Tuesday, May 3, 2011

Rigged Russian Roulette and the Benefits of Bluffing

I typically follow Joseph Campbell's advice to follow my bliss, finding the choice easy when it is between something that excites me and something that bores me.  But sometimes there is no happy choice...you can either have a rock or a hard place.  To illustrate this unfortunate position, I once drew a picture of an individual on an island that was only big enough to stand on, with deep ocean all around her.  Any direction she could go would be just as hard to swim, and staying there would surely end with starvation.  One could heed the advice "if you are lost, stay in one place" but then one must believe someone else knows one is lost and has set out to search.  The contending choice is to take one's fate into one's own hands by setting off into the unknown sea with nothing but the satisfaction of self-determined action.  It feels like a game of Russian Roulette in which all cylinders have a lethal bullet, a cruel surefire suicide.

In no ways is my life at that grim of a crossroads, but recently I had to make a choice between two equally distasteful options.  Since this blog is about dating, it is of course about a man.  I have reached a point in my life where I know I want to be in a committed relationship that is clearly headed towards marriage and children.  I am, as I have said before, ready for love; ready to share my life with someone.  Recently, I gave my emotions free reign to develop for another person, gambling that our mutual attraction meant we were about to begin a relationship of this kind.  I went "all in" knowing a win would be worth a lot, even temporary bankruptcy.  My gamble did not pay off, perhaps my "opponent" had been only bluffing about his potentially winning hand up till now, believing me to have been doing the same, just to build up the pot.  However, I bet on a truly winning hand, one the may be truly too good to be believable.  Perhaps, I have failed to realize how to protect a strong hand and win more by bluffing, just as one can potentially win big on bluffed nothing.  I knew I was no good at poker.

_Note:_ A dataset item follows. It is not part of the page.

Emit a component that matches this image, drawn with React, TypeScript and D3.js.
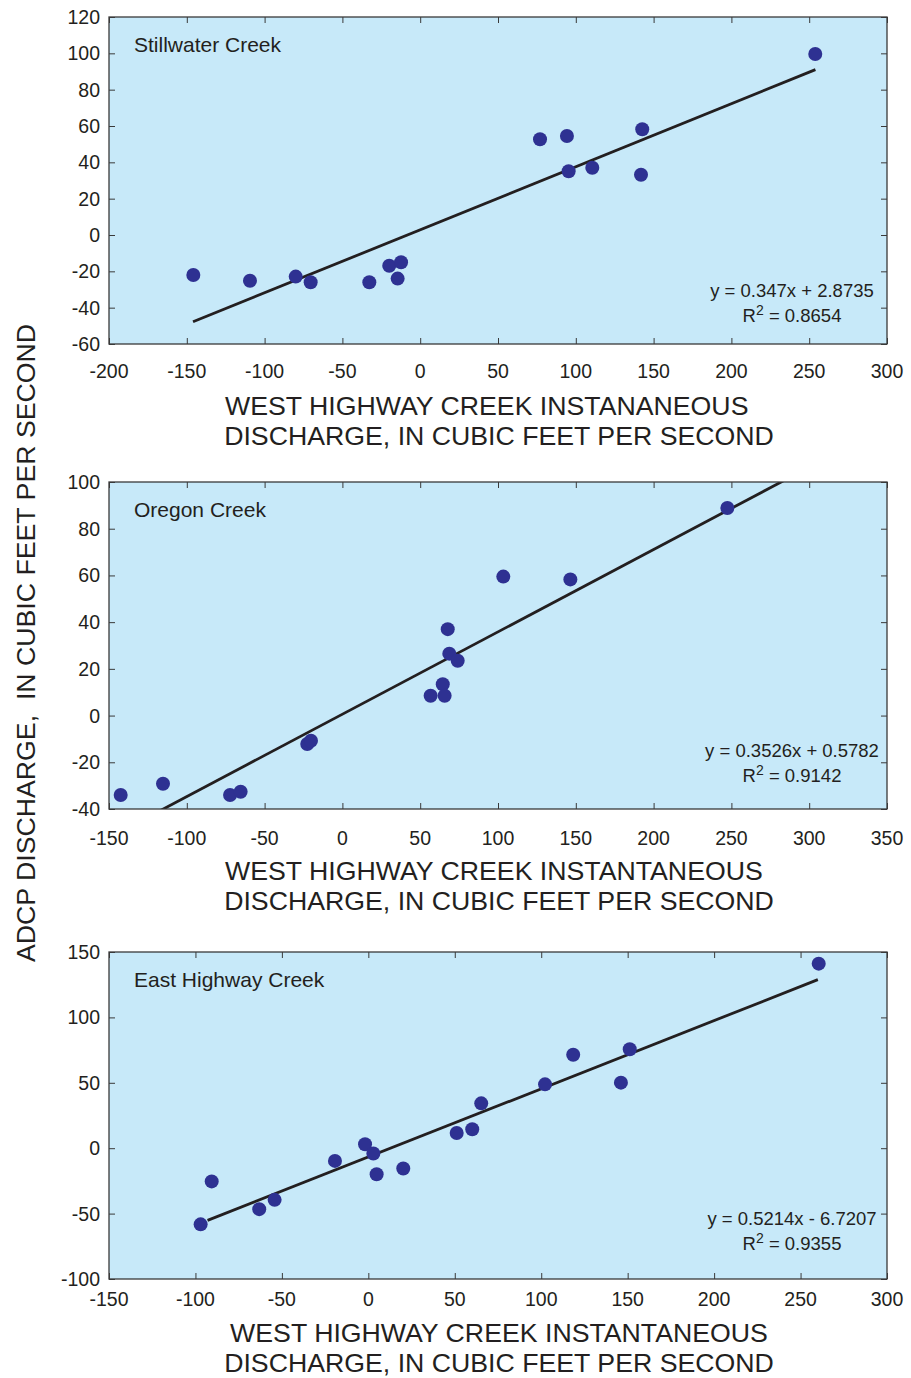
import React, { useRef, useEffect } from 'react'
import * as d3 from 'd3'

// ADCP discharge vs West Highway Creek discharge, three creeks
const panelNames = ['Stillwater Creek', 'Oregon Creek', 'East Highway Creek']

const stillwaterX = [-145.8, -109.4, -80, -70.4, -32.7, -19.9, -12.3, -14.5, 77, 94.3, 95.4, 110.6, 142.7, 141.9, 253.9]
const stillwaterY = [-22, -25.2, -22.9, -26, -26, -16.9, -15, -24, 52.7, 54.5, 35.1, 37, 58.2, 33.2, 99.6]

const oregonX = [-142.5, -115.3, -72.2, -65.4, -22.6, -20.2, 56.7, 64.5, 65.7, 67.7, 68.7, 74.1, 103.4, 146.5, 247.4]
const oregonY = [-34, -29.2, -34, -32.6, -12.2, -10.8, 8.5, 13.4, 8.5, 37, 26.5, 23.5, 59.5, 58.3, 88.9]

const eastHwyX = [-97, -90.6, -63.1, -54.2, -19.3, -1.9, 2.9, 4.8, 20.2, 51.1, 60.1, 65.3, 102.2, 118.5, 146.1, 151.2, 260.5]
const eastHwyY = [-58.2, -25.4, -46.6, -39.5, -9.7, 3, -4.1, -19.9, -15.5, 11.6, 14.5, 34.3, 48.8, 71.4, 50.1, 75.7, 141.1]

const slopes = [0.347, 0.3526, 0.5214]
const intercepts = [2.8735, 0.5782, -6.7207]
const equations = ['y = 0.347x + 2.8735', 'y = 0.3526x + 0.5782', 'y = 0.5214x - 6.7207']
const rSquared = ['0.8654', '0.9142', '0.9355']
const trendFrom = [-146, -150, -93]
const trendTo = [254, 350, 260]

const xDomains = [[-200, 300], [-150, 350], [-150, 300]]
const yDomains = [[-60, 120], [-40, 100], [-100, 150]]
const yTickStep = [20, 20, 50]
const xTickStep = 50

const xTitleLine1 = [
  'WEST HIGHWAY CREEK INSTANANEOUS',
  'WEST HIGHWAY CREEK INSTANTANEOUS',
  'WEST HIGHWAY CREEK INSTANTANEOUS',
]
const xTitleLine2 = 'DISCHARGE, IN CUBIC FEET PER SECOND'
const yTitle = 'ADCP DISCHARGE,  IN CUBIC FEET PER SECOND'

const W = 911
const H = 1378
const FONT = '"Liberation Sans", Arial, Helvetica, sans-serif'
const INK = '#231f20'

// panel layout (pixels)
const left = 109
const right = 887
const tops = [17, 482, 952]
const bottoms = [344, 809, 1279]
const tickLabelGap = [34, 36, 27]
const titleGap = [71, 71, 63]
const eqGap = [47, 52, 54]

const App = () => {
  const svgRef = useRef<SVGSVGElement>(null)

  useEffect(() => {
    const svg = d3.select(svgRef.current)
    svg.selectAll('*').remove()

    const allX = [stillwaterX, oregonX, eastHwyX]
    const allY = [stillwaterY, oregonY, eastHwyY]

    panelNames.forEach((name, p) => {
      const top = tops[p]
      const bottom = bottoms[p]
      const x = d3.scaleLinear().domain(xDomains[p]).range([left, right])
      const y = d3.scaleLinear().domain(yDomains[p]).range([bottom, top])
      const xTicks = d3.range(xDomains[p][0], xDomains[p][1] + 1, xTickStep)
      const yTicks = d3.range(yDomains[p][0], yDomains[p][1] + 1, yTickStep[p])

      const g = svg.append('g')

      g.append('clipPath').attr('id', `clip${p}`)
        .append('rect')
        .attr('x', left).attr('y', top)
        .attr('width', right - left).attr('height', bottom - top)

      g.append('rect')
        .attr('x', left).attr('y', top)
        .attr('width', right - left).attr('height', bottom - top)
        .attr('fill', '#c7e9f9')

      // inward ticks on all four sides
      const tickLen = 6
      const axes = [
        d3.axisBottom(x).tickValues(xTicks).tickSize(-tickLen).tickFormat(() => ''),
        d3.axisTop(x).tickValues(xTicks).tickSize(-tickLen).tickFormat(() => ''),
        d3.axisLeft(y).tickValues(yTicks).tickSize(-tickLen).tickFormat(() => ''),
        d3.axisRight(y).tickValues(yTicks).tickSize(-tickLen).tickFormat(() => ''),
      ]
      const trans = [`translate(0,${bottom})`, `translate(0,${top})`, `translate(${left},0)`, `translate(${right},0)`]
      axes.forEach((ax, i) => {
        const a = g.append('g').attr('transform', trans[i]).call(ax as any)
        a.select('.domain').remove()
        a.selectAll('line').attr('stroke', '#3a3a3a').attr('stroke-width', 1)
      })

      // tick labels
      g.selectAll('.xl')
        .data(xTicks)
        .join('text')
        .attr('x', d => x(d))
        .attr('y', bottom + tickLabelGap[p])
        .attr('text-anchor', 'middle')
        .attr('font-family', FONT)
        .attr('font-size', 19.5)
        .attr('fill', INK)
        .text(d => d)
      g.selectAll('.yl')
        .data(yTicks)
        .join('text')
        .attr('x', 100)
        .attr('y', d => y(d) + 7)
        .attr('text-anchor', 'end')
        .attr('font-family', FONT)
        .attr('font-size', 19.5)
        .attr('fill', INK)
        .text(d => d)

      // trend line
      const line = d3.line<number>()
        .x(d => x(d))
        .y(d => y(slopes[p] * d + intercepts[p]))
      g.append('path')
        .attr('clip-path', `url(#clip${p})`)
        .attr('d', line([trendFrom[p], trendTo[p]]))
        .attr('stroke', INK)
        .attr('stroke-width', 2.8)
        .attr('fill', 'none')

      // points
      g.selectAll('.pt')
        .data(allX[p])
        .join('circle')
        .attr('cx', d => x(d))
        .attr('cy', (d, i) => y(allY[p][i]))
        .attr('r', 7)
        .attr('fill', '#2e3192')

      // border
      g.append('rect')
        .attr('x', left).attr('y', top)
        .attr('width', right - left).attr('height', bottom - top)
        .attr('fill', 'none')
        .attr('stroke', '#3a3a3a')
        .attr('stroke-width', 1.3)

      // creek name
      g.append('text')
        .attr('x', 134)
        .attr('y', top + 35)
        .attr('font-family', FONT)
        .attr('font-size', 21)
        .attr('fill', INK)
        .text(name)

      // regression equation
      const eqY = bottom - eqGap[p]
      g.append('text')
        .attr('x', 792).attr('y', eqY)
        .attr('text-anchor', 'middle')
        .attr('font-family', FONT)
        .attr('font-size', 18.5)
        .attr('fill', INK)
        .text(equations[p])
      const r2 = g.append('text')
        .attr('x', 792).attr('y', eqY + 25)
        .attr('text-anchor', 'middle')
        .attr('font-family', FONT)
        .attr('font-size', 18.5)
        .attr('fill', INK)
      r2.append('tspan').text('R')
      r2.append('tspan').attr('font-size', 14).attr('dy', -7).text('2')
      r2.append('tspan').attr('dy', 7).text(` = ${rSquared[p]}`)

      // x axis title
      const t1 = g.append('text')
        .attr('y', bottom + titleGap[p])
        .attr('font-family', FONT)
        .attr('font-size', 26.7)
        .attr('fill', INK)
        .text(xTitleLine1[p])
      if (p < 2) t1.attr('x', 225).attr('text-anchor', 'start')
      else t1.attr('x', 499).attr('text-anchor', 'middle')
      g.append('text')
        .attr('x', 499)
        .attr('y', bottom + titleGap[p] + 30)
        .attr('text-anchor', 'middle')
        .attr('font-family', FONT)
        .attr('font-size', 26.7)
        .attr('fill', INK)
        .text(xTitleLine2)
    })

    svg.append('text')
      .attr('transform', 'translate(35,643) rotate(-90)')
      .attr('text-anchor', 'middle')
      .attr('font-family', FONT)
      .attr('font-size', 26.7)
      .attr('fill', INK)
      .attr('xml:space', 'preserve')
      .style('white-space', 'pre')
      .text(yTitle)
  }, [])

  return (
    <div className='App'>
      <svg ref={svgRef} width={W} height={H}
        style={{ position: 'absolute', left: 0, top: 0, background: '#fff' }} />
    </div>
  )
}

export default App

But Russian Roulette is not my game either.  Somehow I have ended up playing the emotional version where you get hurt no matter what.  This game is rigged.  The unsuccess of my potential relationship has left me with no happy option for the present.  My feelings have gone the place of no return in what I want from this man, and now rebuffed by him, they lay slack and swollen.  A friendship in place of a romance would unavoidably trample all over these dejected feelers of my heart, leaving me no room to heal.  However, severing contact with this man, who has been a beautiful friend longer than a potential lover, feels like shooting myself in the foot...handicapping myself in just some other way.  I don't want to choose!  Why must he make it more difficult by wanting to be friends with me and doubting my feelings could be as strong as I have said?!  My love is so rich because I want to have a relationship that explores the extreme reaches of love...I want to embark on this ultimate adventure, but must thoroughly vet my fellow journeyman first.

I made the choice to shoot myself in the foot, knowing that healing from two injuries is better than getting continually reinjured in the same place.  It is hard to consciously hurt yourself and another person, even when you know it is in order to heal more completely.  It broke my heart to say goodbye, but I am proud that I was adamant to the last...and with a smile still on my face.  I loved myself more...I made this decision for me and now I can recoup, refocus, and reenter the unruly game of love.